California Foreclosure Mediation

Famly law, appeals, elder abuse, civil litigation

Assembly Bill 1639, the California Foreclosure Mediation bill would establish the Facilitated Mortgage Workout (FMW) program. Through it, lenders are required to meet with borrowers to develop a modification plan before foreclosure. The loan must have originated before Jan. 1, 2009, and the home must be occupied by the borrower as a principal residence. The principal balance on the mortgage cannot exceed $729,750.

California also passed Senate Bill (SB) 1275, which requires mortgage servicers to notify borrowers of a right to seek options that would avoid foreclosure and attach an application for a loan modification or other alternatives before issuing a notice of default (NOD). Also before filing an NOD, servicers must evaluate a borrower who submits a written request for a loan modification. For those denied one, a separate letter must be mailed to the borrower informing them of the denial and reasons why.

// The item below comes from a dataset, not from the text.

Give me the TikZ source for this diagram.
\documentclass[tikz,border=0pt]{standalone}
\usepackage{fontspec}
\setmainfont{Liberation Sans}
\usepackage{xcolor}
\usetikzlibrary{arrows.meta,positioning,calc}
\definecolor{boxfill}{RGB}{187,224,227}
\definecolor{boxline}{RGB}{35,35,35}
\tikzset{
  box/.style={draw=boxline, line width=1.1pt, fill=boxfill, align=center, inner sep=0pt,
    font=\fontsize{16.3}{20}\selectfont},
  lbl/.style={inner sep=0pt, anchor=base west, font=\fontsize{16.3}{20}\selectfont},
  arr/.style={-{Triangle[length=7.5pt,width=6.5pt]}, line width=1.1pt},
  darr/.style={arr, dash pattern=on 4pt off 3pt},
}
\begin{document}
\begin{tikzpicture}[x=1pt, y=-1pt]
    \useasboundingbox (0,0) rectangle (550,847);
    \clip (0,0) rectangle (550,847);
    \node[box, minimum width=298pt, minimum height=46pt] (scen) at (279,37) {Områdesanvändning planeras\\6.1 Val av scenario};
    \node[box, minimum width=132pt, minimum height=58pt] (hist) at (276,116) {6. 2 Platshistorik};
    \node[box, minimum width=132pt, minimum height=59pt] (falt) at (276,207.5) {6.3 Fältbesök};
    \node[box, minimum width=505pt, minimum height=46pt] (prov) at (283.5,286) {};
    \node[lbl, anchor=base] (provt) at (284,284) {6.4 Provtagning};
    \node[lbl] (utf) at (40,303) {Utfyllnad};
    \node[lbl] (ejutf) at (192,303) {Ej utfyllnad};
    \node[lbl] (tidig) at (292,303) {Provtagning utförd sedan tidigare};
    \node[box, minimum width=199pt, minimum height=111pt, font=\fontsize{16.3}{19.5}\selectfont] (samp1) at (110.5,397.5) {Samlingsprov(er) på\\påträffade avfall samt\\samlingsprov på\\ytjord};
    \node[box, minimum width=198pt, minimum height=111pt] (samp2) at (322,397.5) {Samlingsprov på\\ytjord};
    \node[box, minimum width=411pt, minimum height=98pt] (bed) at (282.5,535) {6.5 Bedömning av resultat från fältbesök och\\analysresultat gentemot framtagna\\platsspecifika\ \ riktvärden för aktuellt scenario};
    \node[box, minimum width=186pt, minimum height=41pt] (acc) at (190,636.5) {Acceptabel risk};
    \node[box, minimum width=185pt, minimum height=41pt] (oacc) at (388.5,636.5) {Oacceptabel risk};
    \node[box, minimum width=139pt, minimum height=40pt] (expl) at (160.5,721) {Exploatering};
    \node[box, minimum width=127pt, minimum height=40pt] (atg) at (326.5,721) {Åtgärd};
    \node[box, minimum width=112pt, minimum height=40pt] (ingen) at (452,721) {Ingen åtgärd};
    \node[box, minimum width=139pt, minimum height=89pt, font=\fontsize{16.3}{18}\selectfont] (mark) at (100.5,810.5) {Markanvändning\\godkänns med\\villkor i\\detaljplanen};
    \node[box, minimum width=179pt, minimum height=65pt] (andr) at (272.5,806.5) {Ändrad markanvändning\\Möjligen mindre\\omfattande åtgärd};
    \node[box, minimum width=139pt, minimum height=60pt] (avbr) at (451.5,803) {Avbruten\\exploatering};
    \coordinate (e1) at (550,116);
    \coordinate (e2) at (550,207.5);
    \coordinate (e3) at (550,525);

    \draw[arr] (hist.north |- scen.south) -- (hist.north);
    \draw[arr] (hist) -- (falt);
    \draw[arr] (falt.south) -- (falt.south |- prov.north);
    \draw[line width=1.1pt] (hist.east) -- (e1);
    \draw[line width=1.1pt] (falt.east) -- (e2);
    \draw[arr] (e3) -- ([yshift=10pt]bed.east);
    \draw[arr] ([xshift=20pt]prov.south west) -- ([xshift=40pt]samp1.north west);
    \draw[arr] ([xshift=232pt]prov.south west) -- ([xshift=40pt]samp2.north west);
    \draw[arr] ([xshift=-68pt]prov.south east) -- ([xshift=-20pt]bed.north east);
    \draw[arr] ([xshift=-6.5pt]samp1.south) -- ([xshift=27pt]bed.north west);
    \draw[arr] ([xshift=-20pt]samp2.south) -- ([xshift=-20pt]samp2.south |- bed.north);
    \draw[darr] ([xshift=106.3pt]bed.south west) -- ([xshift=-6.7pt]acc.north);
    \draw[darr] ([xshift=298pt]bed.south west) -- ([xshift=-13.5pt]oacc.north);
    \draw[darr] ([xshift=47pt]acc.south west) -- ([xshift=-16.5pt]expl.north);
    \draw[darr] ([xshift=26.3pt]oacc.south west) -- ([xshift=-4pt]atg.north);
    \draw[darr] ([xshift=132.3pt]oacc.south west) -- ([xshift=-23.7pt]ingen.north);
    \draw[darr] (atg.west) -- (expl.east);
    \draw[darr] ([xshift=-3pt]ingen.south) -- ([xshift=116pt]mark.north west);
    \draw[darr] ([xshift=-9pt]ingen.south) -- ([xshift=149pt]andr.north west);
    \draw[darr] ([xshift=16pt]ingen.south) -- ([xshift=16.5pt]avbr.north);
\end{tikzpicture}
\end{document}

“This legislation sends a strong message to the banking and mortgage industry — that business as usual is not working. We will force the industry to do more to help struggling California families facing foreclosure,” Nava said. “This legislation will require face to face meetings between homeowners and their lenders—so that a mutually acceptable plan can be implemented that keeps families in their home.”

Like Nevada’s Foreclosure Mediation Law AB 149, the California bill also requires lenders to include information regarding the program with the notice of default. The borrower must return a form to the administrator of the program requesting a mediation within 30 calendar days of receiving the notice of default and must send other information with 15 days of the request.

Unlike Nevada’s program, in California, borrowers must deposit with the administrator of the program 50% of the current mortgage payment each month while he or she participates in the FMW program.